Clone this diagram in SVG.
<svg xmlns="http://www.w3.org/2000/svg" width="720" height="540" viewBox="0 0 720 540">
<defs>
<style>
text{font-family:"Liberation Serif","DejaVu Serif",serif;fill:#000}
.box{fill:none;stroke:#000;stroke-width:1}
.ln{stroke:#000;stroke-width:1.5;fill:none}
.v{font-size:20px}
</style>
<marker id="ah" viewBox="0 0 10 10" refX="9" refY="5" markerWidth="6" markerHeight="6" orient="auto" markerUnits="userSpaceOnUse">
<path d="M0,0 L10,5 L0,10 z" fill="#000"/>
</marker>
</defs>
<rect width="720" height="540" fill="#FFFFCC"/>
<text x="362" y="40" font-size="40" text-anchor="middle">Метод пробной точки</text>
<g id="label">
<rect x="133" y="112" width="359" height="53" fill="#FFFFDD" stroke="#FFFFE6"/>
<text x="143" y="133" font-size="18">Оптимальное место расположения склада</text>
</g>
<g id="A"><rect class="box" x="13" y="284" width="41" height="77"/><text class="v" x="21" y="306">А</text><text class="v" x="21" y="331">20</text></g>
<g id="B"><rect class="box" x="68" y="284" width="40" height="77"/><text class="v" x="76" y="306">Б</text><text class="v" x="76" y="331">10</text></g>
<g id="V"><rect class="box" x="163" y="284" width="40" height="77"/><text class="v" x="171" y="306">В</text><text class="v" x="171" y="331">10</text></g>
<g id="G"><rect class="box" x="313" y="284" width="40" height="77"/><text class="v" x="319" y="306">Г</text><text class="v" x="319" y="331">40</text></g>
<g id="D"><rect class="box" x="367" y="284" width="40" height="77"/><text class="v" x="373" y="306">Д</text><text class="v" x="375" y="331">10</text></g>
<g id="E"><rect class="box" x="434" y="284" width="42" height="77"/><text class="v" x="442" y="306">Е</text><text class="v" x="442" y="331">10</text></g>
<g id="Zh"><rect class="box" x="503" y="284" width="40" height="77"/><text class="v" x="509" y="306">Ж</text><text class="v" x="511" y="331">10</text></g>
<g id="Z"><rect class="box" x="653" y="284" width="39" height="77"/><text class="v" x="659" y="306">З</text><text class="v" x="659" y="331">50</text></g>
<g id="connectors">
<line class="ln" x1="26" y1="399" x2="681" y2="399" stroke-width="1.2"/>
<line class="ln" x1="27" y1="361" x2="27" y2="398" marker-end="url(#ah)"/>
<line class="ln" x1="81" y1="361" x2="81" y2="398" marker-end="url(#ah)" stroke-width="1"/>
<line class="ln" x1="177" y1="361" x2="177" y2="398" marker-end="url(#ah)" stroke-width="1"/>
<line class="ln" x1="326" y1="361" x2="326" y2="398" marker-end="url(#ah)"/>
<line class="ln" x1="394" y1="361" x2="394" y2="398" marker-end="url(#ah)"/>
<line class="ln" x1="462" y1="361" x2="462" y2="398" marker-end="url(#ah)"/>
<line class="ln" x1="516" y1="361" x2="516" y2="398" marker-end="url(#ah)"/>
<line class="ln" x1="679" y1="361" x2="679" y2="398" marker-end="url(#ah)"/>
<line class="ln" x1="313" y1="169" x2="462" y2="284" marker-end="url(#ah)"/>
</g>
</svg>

Problem description
Reproduce the listing above verbatim, from first line to last.

Exercise result
Clone this diagram in SVG.
<svg xmlns="http://www.w3.org/2000/svg" width="720" height="540" viewBox="0 0 720 540">
<defs>
<style>
text{font-family:"Liberation Serif","DejaVu Serif",serif;fill:#000}
.box{fill:none;stroke:#000;stroke-width:1}
.ln{stroke:#000;stroke-width:1.5;fill:none}
.v{font-size:20px}
</style>
<marker id="ah" viewBox="0 0 10 10" refX="9" refY="5" markerWidth="6" markerHeight="6" orient="auto" markerUnits="userSpaceOnUse">
<path d="M0,0 L10,5 L0,10 z" fill="#000"/>
</marker>
</defs>
<rect width="720" height="540" fill="#FFFFCC"/>
<text x="362" y="40" font-size="40" text-anchor="middle">Метод пробной точки</text>
<g id="label">
<rect x="133" y="112" width="359" height="53" fill="#FFFFDD" stroke="#FFFFE6"/>
<text x="143" y="133" font-size="18">Оптимальное место расположения склада</text>
</g>
<g id="A"><rect class="box" x="13" y="284" width="41" height="77"/><text class="v" x="21" y="306">А</text><text class="v" x="21" y="331">20</text></g>
<g id="B"><rect class="box" x="68" y="284" width="40" height="77"/><text class="v" x="76" y="306">Б</text><text class="v" x="76" y="331">10</text></g>
<g id="V"><rect class="box" x="163" y="284" width="40" height="77"/><text class="v" x="171" y="306">В</text><text class="v" x="171" y="331">10</text></g>
<g id="G"><rect class="box" x="313" y="284" width="40" height="77"/><text class="v" x="319" y="306">Г</text><text class="v" x="319" y="331">40</text></g>
<g id="D"><rect class="box" x="367" y="284" width="40" height="77"/><text class="v" x="373" y="306">Д</text><text class="v" x="375" y="331">10</text></g>
<g id="E"><rect class="box" x="434" y="284" width="42" height="77"/><text class="v" x="442" y="306">Е</text><text class="v" x="442" y="331">10</text></g>
<g id="Zh"><rect class="box" x="503" y="284" width="40" height="77"/><text class="v" x="509" y="306">Ж</text><text class="v" x="511" y="331">10</text></g>
<g id="Z"><rect class="box" x="653" y="284" width="39" height="77"/><text class="v" x="659" y="306">З</text><text class="v" x="659" y="331">50</text></g>
<g id="connectors">
<line class="ln" x1="26" y1="399" x2="681" y2="399" stroke-width="1.2"/>
<line class="ln" x1="27" y1="361" x2="27" y2="398" marker-end="url(#ah)"/>
<line class="ln" x1="81" y1="361" x2="81" y2="398" marker-end="url(#ah)" stroke-width="1"/>
<line class="ln" x1="177" y1="361" x2="177" y2="398" marker-end="url(#ah)" stroke-width="1"/>
<line class="ln" x1="326" y1="361" x2="326" y2="398" marker-end="url(#ah)"/>
<line class="ln" x1="394" y1="361" x2="394" y2="398" marker-end="url(#ah)"/>
<line class="ln" x1="462" y1="361" x2="462" y2="398" marker-end="url(#ah)"/>
<line class="ln" x1="516" y1="361" x2="516" y2="398" marker-end="url(#ah)"/>
<line class="ln" x1="679" y1="361" x2="679" y2="398" marker-end="url(#ah)"/>
<line class="ln" x1="313" y1="169" x2="462" y2="284" marker-end="url(#ah)"/>
</g>
</svg>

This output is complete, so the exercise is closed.